The flailing attacks on Rick Perry multiply as he pulls easily ahead of the Republican field. Journalists had rooted for an exciting figure to parachute into the lackluster race but now probably regret that hope. Perry scares them. He is, by their lights, a "terrifying" critic of the New Deal and Great Society, a "theocrat," a hater of "science," and no "compassionate" conservative.
The same media that portrayed George W. Bush as ideologically dangerous now hold him up as the measure of an acceptable Republican. Rick Perry has managed to make journalists nostalgic for the Bush years.
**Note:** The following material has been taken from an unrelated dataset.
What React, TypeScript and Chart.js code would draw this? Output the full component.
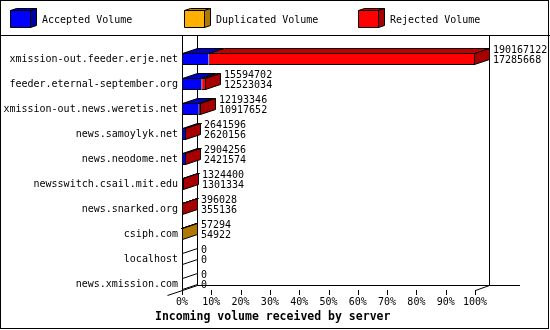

A Perry victory, the Washington Post reports with concern, would "cement the Republican Party's shift away from Bush's approach to a more libertarian, anti-government GOP."
In other words, another "compassionate" conservative from Texas would be tolerable to the chattering class after all, but not a Tea Partier from Texas.
Mitt Romney can count on favorable coverage in the coming months from a media that now sees its mission as "saving America from Rick Perry." Those words come from Washington Post columnist Ruth Marcus, who calls that an "urgent fight." Perry represents to this media the dreaded continuation and expansion of 2010 Tea Party success, whereas Romney represents a reassuring step back to the safety of establishment Republicanism.
The rumored strategy of Romney against Perry will apparently feed off these media fears. According to Washington Post columnist Marc Thiessen, "Romney's campaign will argue that Perry is against the very idea of Social Security and Medicare," and it will use his book Fed Up! to "scare seniors in early-primary states with large retiree populations, such as Florida and South Carolina." Also: "The Romney campaign will argue that Perry repels independents and can't win in key swing states such as Florida, Ohio, Wisconsin, Pennsylvania and Michigan -- while Romney can."
And yet if Perry is too conservative for Romney's taste, he is also, on at least one issue, too liberal. Thiessen reports that the Romney campaign "plans to use immigration to drive a wedge between Perry and his conservative base by highlighting Perry's opposition to a border fence and legislation he signed in 2001 allowing the children of illegal immigrants to attend Texas colleges and universities at in-state tuition…. Romney strategists believe immigration will be a devastating issue for Perry with Tea Party Republicans across the country -- especially in important primary states such as Arizona."
Another line of attack will be that Perry is the "anti-government candidate who has spent most of his life in government," says Thiessen. Romney has already rehearsed this one, saying in a speech on Tuesday that "career politicians got us into this mess and they simply don't know how to get us out."
Much of this is likely to fall flat. A scenario in which the Tea Party rushes into Romney's arms over immigration is improbable, particularly if he is at the same time knocking Perry for a dim view of Social Security and Medicare and saying that Perry is unacceptable to independents. The two lines of attack will cancel each other out. Lumping Perry in with career politicians that "got us into this mess" also seems odd, since most Tea Partiers don't associate Perry with the national political class and consider jobs-rich Texas under Perry a contrast to the mess.
Unmentioned in the Thiessen piece is whether Romney will engage Perry on any cultural issues. Perhaps this is an area best avoided by Romney, though one can imagine the media helping him in this regard, casting the formerly pro-choice Mormon as more "mainstream" than the "theocrat" Perry.
The media is certainly itching to address these issues. In a preview of things to come, New York Times executive editor Bill Keller demands to know if a candidate places "fealty" to religion over the "Constitution." What touching concern from Keller for a document liberals have shredded through fealty to secularism.
Most of the Founding Fathers wouldn't have passed Keller's vetting. If Perry is a "theocrat" for thinking that America is one nation under God, so were they. If Perry is "anti-science" for thinking that the world didn't create itself through random processes, so were they. As usual, the media intends to use politically correct name-calling and mau-mauing as its chief mode of covering a conservative candidate. Any stick will do in its quest to save liberal America from Rick Perry.